Although Creech foreshadows Sugar’s death throughout the novel, she doesn’t confirm it until the moment Sal reaches her mother’s grave; in fact, she even refrains from identifying the place Sal and the sheriff drive to as a cemetery, so as to keep the reader in suspense until the last possible minute. The effect of this isn’t simply to provide readers with a twist ending, but rather to ensure that readers experience the same transformation that Sal does over the course of the novel. Sal narrates her story herself, and it isn’t until she sees her mother’s headstone that she fully believes in her mother’s death.

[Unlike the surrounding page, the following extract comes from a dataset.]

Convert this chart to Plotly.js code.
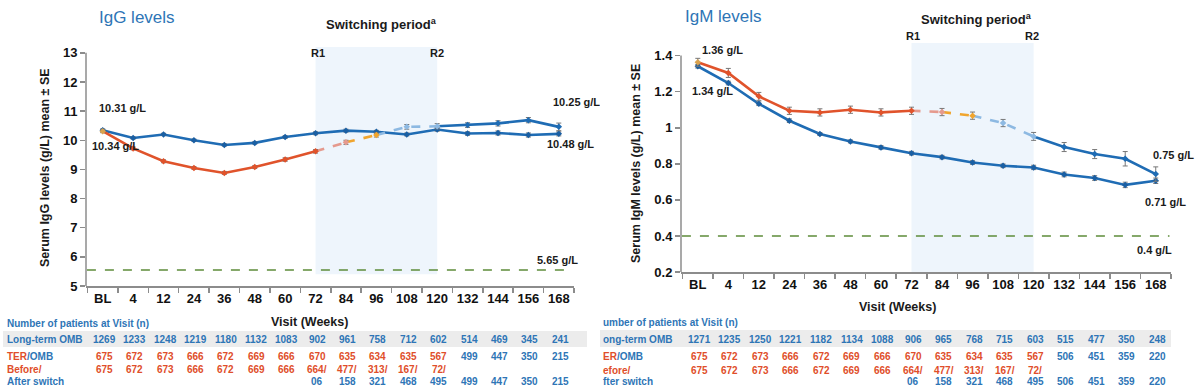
<!DOCTYPE html>
<html><head><meta charset="utf-8">
<script src="https://cdn.plot.ly/plotly-3.0.1.min.js"></script>
<style>
html,body{margin:0;padding:0;background:#fff;overflow:hidden;width:1200px;height:390px}
#igg,#igm{position:absolute;top:0;width:600px;height:390px;overflow:hidden}
#igg{left:0}#igm{left:600px}
</style>
</head><body><div id="igg"></div><div id="igm"></div>
<script>
// ---------------- data ----------------
const visits = ['BL','4','12','24','36','48','60','72','84','96','108','120','132','144','156','168'];

const iggLongTerm   = [10.34,10.08,10.20,10.00,9.84,9.91,10.11,10.24,10.33,10.29,10.20,10.37,10.23,10.25,10.18,10.22];
const iggLongTermSE = [0.05,0.04,0.04,0.04,0.04,0.04,0.05,0.05,0.05,0.05,0.05,0.06,0.06,0.07,0.07,0.07];
const iggTerOmb     = [10.31,9.72,9.28,9.05,8.88,9.08,9.34,9.62,9.93,10.18,10.46,10.48,10.52,10.58,10.69,10.46];
const iggTerOmbSE   = [0.05,0.05,0.05,0.05,0.05,0.05,0.06,0.06,0.07,0.07,0.08,0.09,0.08,0.09,0.09,0.13];
const iggThreshold  = 5.55;

const igmLongTerm   = [1.341,1.248,1.133,1.039,0.965,0.924,0.891,0.859,0.837,0.807,0.789,0.780,0.741,0.721,0.683,0.706];
const igmLongTermSE = [0.010,0.010,0.010,0.010,0.008,0.008,0.010,0.010,0.010,0.010,0.010,0.012,0.013,0.013,0.015,0.015];
const igmTerOmb     = [1.363,1.304,1.174,1.094,1.085,1.100,1.085,1.094,1.087,1.067,1.026,0.952,0.893,0.854,0.828,0.743];
const igmTerOmbSE   = [0.022,0.025,0.022,0.020,0.020,0.020,0.020,0.020,0.020,0.020,0.020,0.022,0.025,0.025,0.040,0.040];
const igmThreshold  = 0.4;

const iggNLongTerm = [1269,1233,1248,1219,1180,1132,1083,902,961,758,712,602,514,469,345,241];
const iggNTerOmb   = [675,672,673,666,672,669,666,670,635,634,635,567,499,447,350,215];
const iggNBefore   = [675,672,673,666,672,669,666,664,477,313,167,72];
const iggNAfter    = ['06','158','321','468','495','499','447','350','215'];

const igmNLongTerm = [1271,1235,1250,1221,1182,1134,1088,906,965,768,715,603,515,477,350,248];
const igmNTerOmb   = [675,672,673,666,672,669,666,670,635,634,635,567,506,451,359,220];
const igmNBefore   = [675,672,673,666,672,669,666,664,477,313,167,72];
const igmNAfter    = ['06','158','321','468','495','506','451','359','220'];

const iggRowLabels = {head:'Number of patients at Visit (n)', lt:'Long-term OMB', terA:'TER', terB:'/OMB', before:'Before/', after:'After switch'};
// the IgM panel's row labels are cropped at the panel's left edge in the reference
const igmRowLabels = {head:'umber of patients at Visit (n)', lt:'ong-term OMB', terA:'ER', terB:'/OMB', before:'efore/', after:'fter switch'};

const switchStart = '72', switchEnd = '120';

// ---------------- styles ----------------
const ORANGE='#E0532B', SALMON='#E59A8E', GOLD='#F0A52E', LIGHTBLUE='#8DB9E2', BLUE='#1F6CB4';
const TBLUE='#2E75B6', TRED='#E04E2A', ERR='#777777', AX='#8c8c8c', GREEN='#5E8C3A', SHADE='#EEF5FC';
const FONT='Liberation Sans, Arial, sans-serif';
const segStyles = [
  {from:'BL', to:'72',  color:ORANGE,    dash:'solid'},
  {from:'72', to:'84',  color:SALMON,    dash:'dash'},
  {from:'84', to:'96',  color:GOLD,      dash:'dash'},
  {from:'96', to:'120', color:LIGHTBLUE, dash:'dash'},
  {from:'120',to:'168', color:BLUE,      dash:'solid'}
];

function build(id, c){
  const W=600,H=390,M=c.margin;
  const pw=W-M.l-M.r, ph=H-M.t-M.b;
  const X = px => (px - c.offset - M.l)/pw;
  const Y = py => (H - M.b - py)/ph;
  const traces=[];
  traces.push({x:visits,y:c.lt,mode:'lines',line:{color:BLUE,width:2.6},hoverinfo:'skip'});
  segStyles.forEach(s=>{
    const a=visits.indexOf(s.from), b=visits.indexOf(s.to);
    traces.push({x:visits.slice(a,b+1),y:c.ter.slice(a,b+1),mode:'lines',
      line:{color:s.color,width:2.6,dash:s.dash},hoverinfo:'skip'});
  });
  const terColors = visits.map((v,i)=>{
    if(i===0) return '#D9A24E';
    for(let k=segStyles.length-1;k>=0;k--){ if(i>visits.indexOf(segStyles[k].from)) return segStyles[k].color; }
    return ORANGE;
  });
  traces.push({x:visits,y:c.lt,mode:'markers',marker:{color:'#1A5FA3',size:5,symbol:'diamond'},
    error_y:{type:'data',array:c.ltSE,visible:true,color:ERR,thickness:1,width:2.5}});
  traces.push({x:visits,y:c.ter,mode:'markers',marker:{color:terColors,size:5,symbol:'diamond'},
    error_y:{type:'data',array:c.terSE,visible:true,color:ERR,thickness:1,width:2.5}});

  const ann=[];
  const A=(text,px,py,o)=>ann.push(Object.assign({text:text,xref:'paper',yref:'paper',x:X(px),y:Y(py),
     showarrow:false,xanchor:'center',yanchor:'middle',font:{family:FONT,size:11,color:'#1a1a1a',weight:'bold'}},o||{}));
  A(c.title, c.titleX, 17, {xanchor:'left', font:{family:FONT,size:17,color:TBLUE}});
  A('Switching period<sup>a</sup>', c.swX, c.swY, {font:{family:FONT,size:13,color:'#1a1a1a',weight:'bold'}});
  A('R1', c.r1X, c.rY); A('R2', c.r2X, c.rY);
  c.labels.forEach(l=>A(l[0],l[1],l[2]));
  A(c.ytitle, c.ytX, c.ytY, {textangle:-90, font:{family:FONT,size:12.5,color:'#1a1a1a',weight:'bold'}});
  A('Visit (Weeks)', c.xtX, c.xtY, {font:{family:FONT,size:12.5,color:'#1a1a1a',weight:'bold'}});

  // table
  const R=c.rows, L=c.rowLabels, tf=(col)=>({family:FONT,size:10,color:col,weight:'bold'});
  A(L.head, c.tblX, R.head, {xanchor:'left',font:tf(TBLUE)});
  A(L.lt, c.tblX, R.lt, {xanchor:'left',font:tf(TBLUE)});
  A('<span style="color:'+TRED+'">'+L.terA+'</span>'+L.terB, c.tblX, R.ter, {xanchor:'left',font:tf(TBLUE)});
  A(L.before, c.tblX, R.before, {xanchor:'left',font:tf(TRED)});
  A(L.after, c.tblX, R.after, {xanchor:'left',font:tf(TBLUE)});
  const swIdx = visits.indexOf(switchEnd);
  const cell=(text,i,py,col)=>ann.push({text:String(text),xref:'x',yref:'paper',x:i+0.05,y:Y(py),showarrow:false,
     xanchor:'center',yanchor:'middle',font:tf(col)});
  c.nLt.forEach((v,i)=>cell(v,i,R.lt,TBLUE));
  c.nTer.forEach((v,i)=>cell(v,i,R.ter,i<=swIdx?TRED:TBLUE));
  const s0=visits.indexOf(switchStart);
  c.nBefore.forEach((v,i)=>cell(i>=s0?v+'/':v,i,R.before,TRED));
  c.nAfter.forEach((v,i)=>cell(v,s0+i,R.after,TBLUE));

  const shapes=[
    {type:'rect',xref:'x',yref:'y',x0:visits.indexOf(switchStart),x1:visits.indexOf(switchEnd),
      y0:c.shadeY0,y1:c.yr[1],fillcolor:SHADE,line:{width:0},layer:'below'},
    {type:'line',xref:'x',x0:-0.52,x1:15.45,yref:'y',y0:c.thr,y1:c.thr,line:{color:GREEN,width:1.6,dash:'dash'},layer:'below'},
    {type:'line',xref:'paper',x0:0,x1:0,yref:'y',y0:c.yr[0],y1:c.ytop,line:{color:AX,width:1.5}},
    {type:'rect',xref:'paper',yref:'paper',x0:X(c.bandX0),x1:X(c.bandX1),y0:Y(R.bandB),y1:Y(R.bandT),
      fillcolor:'#ECECEC',line:{width:0},layer:'below'}
  ];

  const tickfont={family:FONT,size:13,color:'#111',weight:'bold'};
  const layout={
    width:W,height:H,margin:{l:M.l,r:M.r,t:M.t,b:M.b,pad:0},
    paper_bgcolor:'#fff',plot_bgcolor:'rgba(0,0,0,0)',showlegend:false,
    xaxis:{type:'category',categoryorder:'array',categoryarray:visits,range:[-0.55,15.5],tickangle:0,
      ticks:'outside',tickson:'boundaries',ticklen:5,tickwidth:1.5,tickcolor:AX,
      showline:true,linecolor:AX,linewidth:1.5,showgrid:false,zeroline:false,tickfont:tickfont,fixedrange:true},
    yaxis:{range:c.yr,tickvals:c.ticks,ticktext:c.tickText,ticks:'outside',ticklen:5,tickwidth:1.5,tickcolor:AX,
      showline:false,showgrid:false,zeroline:false,tickfont:tickfont,fixedrange:true},
    shapes:shapes,annotations:ann
  };
  Plotly.newPlot(id,traces,layout,{staticPlot:true,displayModeBar:false});
}

build('igg',{
  offset:0, margin:{l:86,r:26,t:47,b:104},
  lt:iggLongTerm, ltSE:iggLongTermSE, ter:iggTerOmb, terSE:iggTerOmbSE, thr:iggThreshold,
  yr:[5,13.2], ytop:13, ticks:[5,6,7,8,9,10,11,12,13], tickText:['5','6','7','8','9','10','11','12','13'],
  shadeY0:5.4,
  title:'IgG levels', titleX:97, swX:381, swY:24, r1X:318, r2X:437, rY:53,
  labels:[['10.31 g/L',122,108],['10.34 g/L',115,146],['10.25 g/L',576,102],['10.48 g/L',570,144],['5.65 g/L',557,260]],
  ytitle:'Serum IgG levels (g/L) mean ± SE', ytX:45, ytY:168,
  xtX:309, xtY:322,
  tblX:5, bandX0:3, bandX1:587, rowLabels:iggRowLabels,
  rows:{head:323, lt:339, ter:356, before:369, after:381, bandT:331, bandB:347},
  nLt:iggNLongTerm, nTer:iggNTerOmb, nBefore:iggNBefore, nAfter:iggNAfter
});

build('igm',{
  offset:600, margin:{l:81,r:29,t:43,b:118},
  lt:igmLongTerm, ltSE:igmLongTermSE, ter:igmTerOmb, terSE:igmTerOmbSE, thr:igmThreshold,
  yr:[0.2,1.47], ytop:1.4, ticks:[0.2,0.4,0.6,0.8,1,1.2,1.4], tickText:['0.2','0.4','0.6','0.8','1','1.2','1.4'],
  shadeY0:0.2,
  title:'IgM levels', titleX:683, swX:976, swY:19, r1X:913, r2X:1032, rY:36,
  labels:[['1.36 g/L',722,50],['1.34 g/L',712,91],['0.75 g/L',1173,155],['0.71 g/L',1165,202],['0.4 g/L',1154,250]],
  ytitle:'Serum IgM levels (g/L) mean ± SE', ytX:636, ytY:164,
  xtX:897, xtY:307,
  tblX:601, bandX0:600, bandX1:1171, rowLabels:igmRowLabels,
  rows:{head:322, lt:339, ter:356, before:370, after:381, bandT:330, bandB:347},
  nLt:igmNLongTerm, nTer:igmNTerOmb, nBefore:igmNBefore, nAfter:igmNAfter
});
</script>
</body></html>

Sal’s acceptance of a reality she spent more than a year denying is an indication of how much she has matured since the bus crash; in the aftermath of Gram’s death, Sal even takes on the role of caregiver, comforting Gramps and helping him grieve in a way that feels appropriate to him.

Sal’s acceptance of her mother’s death is intertwined with several other important realizations. She notes, for instance, that her earlier denial of the truth wasn’t so much a failing or a mistake as it was a necessary step in her grieving process, and even admits that she “still fish[es] in the air sometimes” (273). In other words, she suggests that a certain amount of storytelling—even fantastical or extravagant storytelling—is healthy, because it helps people cope with the very real pain that comes with living. The alternative, as she realizes while Gram is in the hospital, is to become so paralyzed by fear and sadness that life itself becomes impossible: “[I]t occurred to me that a person couldn’t stay all locked up in the house like Phoebe and her mother had tried to do at first. A person had to go out and do things and see things, and I wondered, for the first time, if this had something to do with Gram and Gramps taking me on this trip” (252).

As this last sentence suggests, Sal’s ability to understand the thoughts and feelings of others has also evolved over the course of the novel. In fact, the “moccasin game” she plays with Gramps is effectively an exercise in taking other people’s perspectives, and like empathy more broadly, it also helps Sal better understand herself and her own place in the world; when Sal remarks, “If I were walking in Phoebe’s moccasins, I would have to believe in a lunatic and an axe-wielding Mrs. Cadaver to explain my mother’s disappearance,” she’s struck by the parallel to her own past actions (272-73).